Fiberglass is increasingly becoming the material of choice when it comes to new residential in-ground pools. It’s attractive, easy to care for, and meant to last a very long time. With proper care, almost every fiberglass pool keeps its original condition season after eason, and certain preventative measures should be taken to ensure this level of durability.
Spider cracks are web-looking cracks in the pool surface coating that appear after a tremendous amount of stress has been applied to the surface. The gel coating on a fiberglass pool’s surface is flexible, but isn’t meant to flex an infinite amount. Sometimes a pool is flexed or bent while being installed, or it’s installed not perfectly level, which is why it is highly important that you feel completely confident in the installation crew.

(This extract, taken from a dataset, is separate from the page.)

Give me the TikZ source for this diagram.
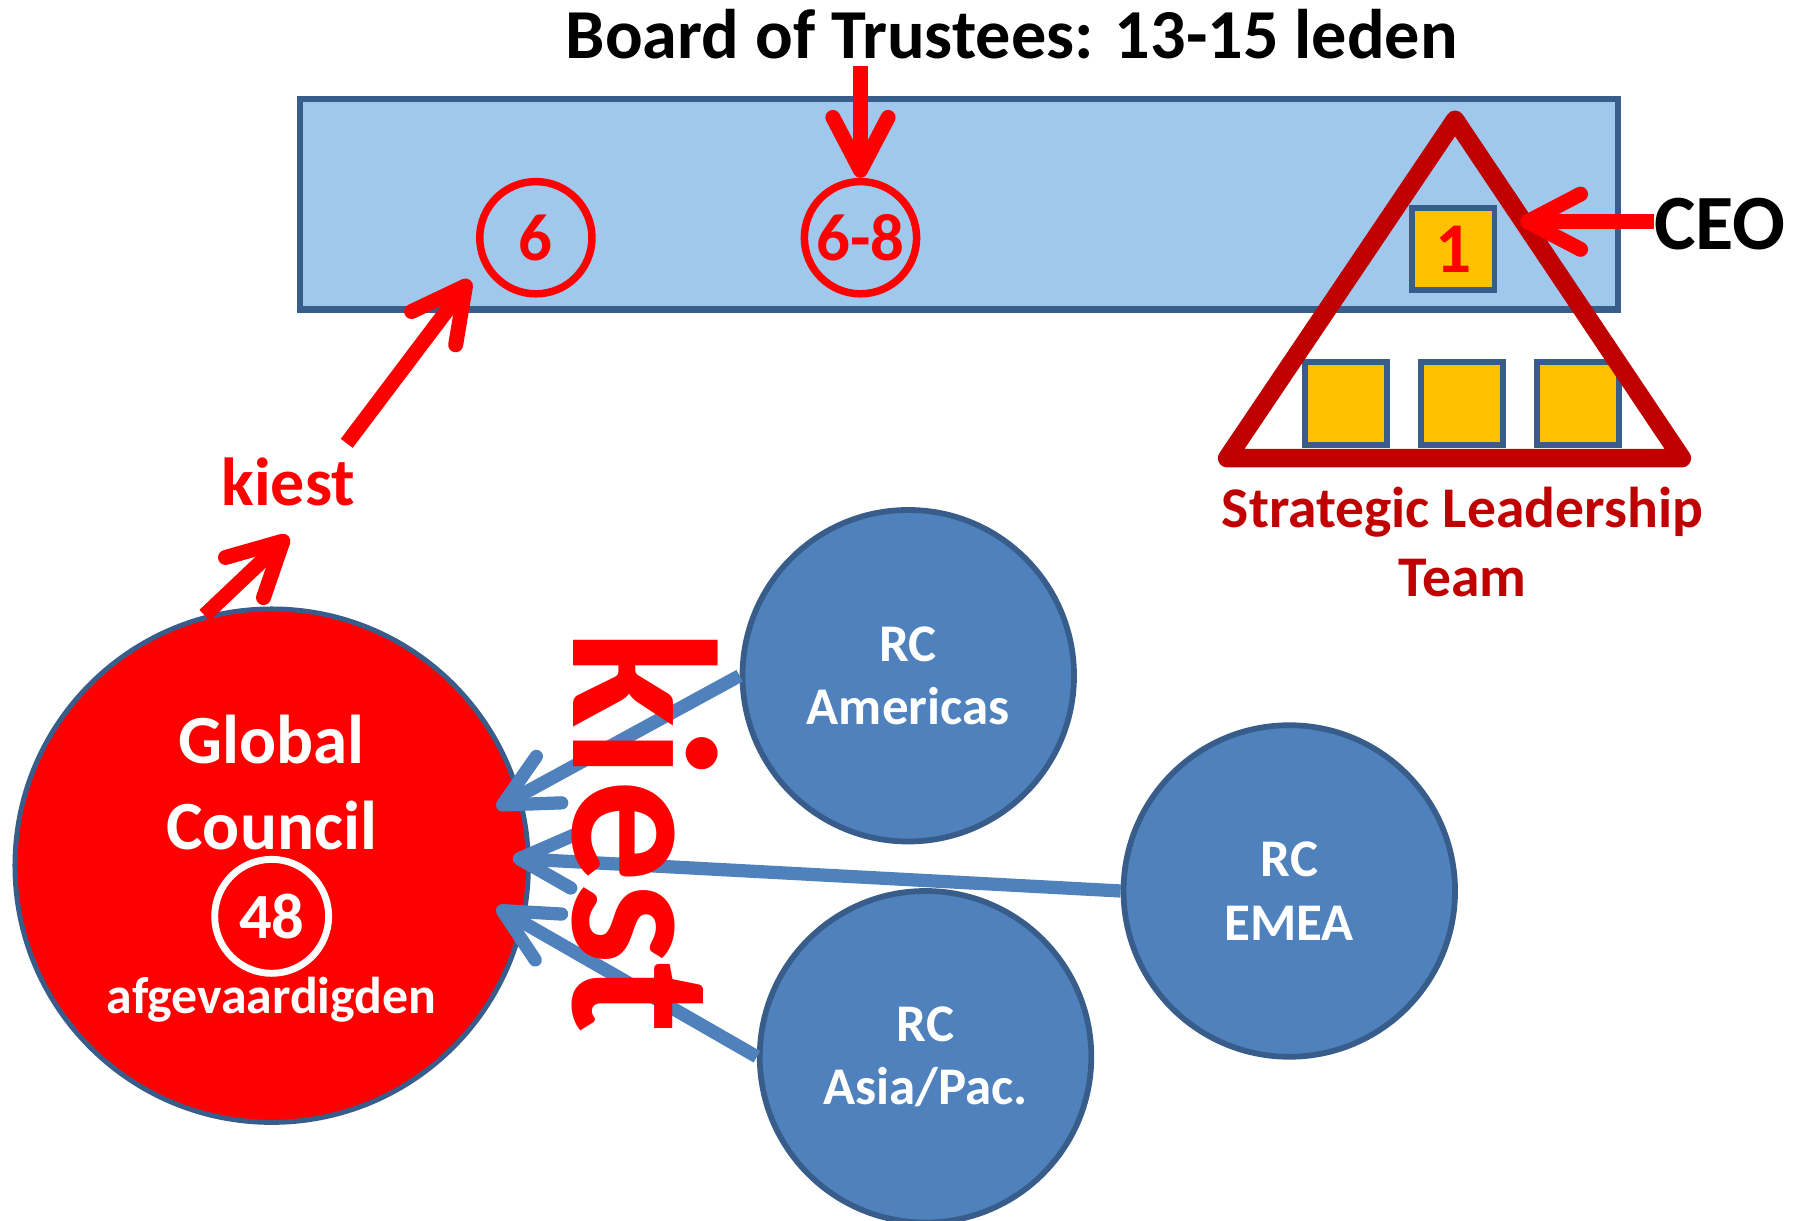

Prevention goes a long way. Be sure to do your homework and speak to customers of your pool installer. Ask about the surface of their fiberglass and if their pool was installed professionally. Some other suggested questions would be: Did the excavation crew dig the hole to the correct specifications? Did the installer level the pool meticulously before backfilling? What type of material (gravel, sand, etc.) was used when backfilling the pool? All of these questions can give a new pool owner clues as to whether or not they are using a reputable installer.
Bulging Pool Walls
While fiberglass is meant to be flexible, the walls will maintain a rigid shape when filled because of the weight of the water being pushed against them. Occasionally, fiberglass pool walls may bulge inward if the backfill on the outside of the wall has developed more pressure than the water inside. Sometimes this is due to natural shifting and settling of the soil combined with the material used to backfill. If the installer used sand to set the pool in place, the sand has the potential to get wet and move significantly, which can put a considerable amount of pressure on the outside of the wall.
The best way to avoid this is to be certain your installer uses gravel instead of sand when backfilling the hole around your pool shell. Water won’t shift gravel like it does sand, and allows the pool to hold its intended shape.
Concrete pools are porous, allowing microscopic life to live in the tiny cracks and crevices it provides. As a smooth, non-porous material, fiberglass doesn’t have this problem. Consequently, fiberglass pools typically need much less maintenance.
Check the water once at the beginning of the season, and then once per week for the duration of summer to make sure the pH is balanced. Don’t forget to maintain your sanitizing chemicals, as well. Most pool stores offer free water testing and can help you keep it fresh.
Another tip for cleaning fiberglass pools is a mild acid wash. Over time, like any surface, fiberglass can develop a stubborn calcium line. A simple, weak muriatic acid solution is the answer. You could also consider a new tile border. It can really freshen up an older fiberglass pool and hide water lines too.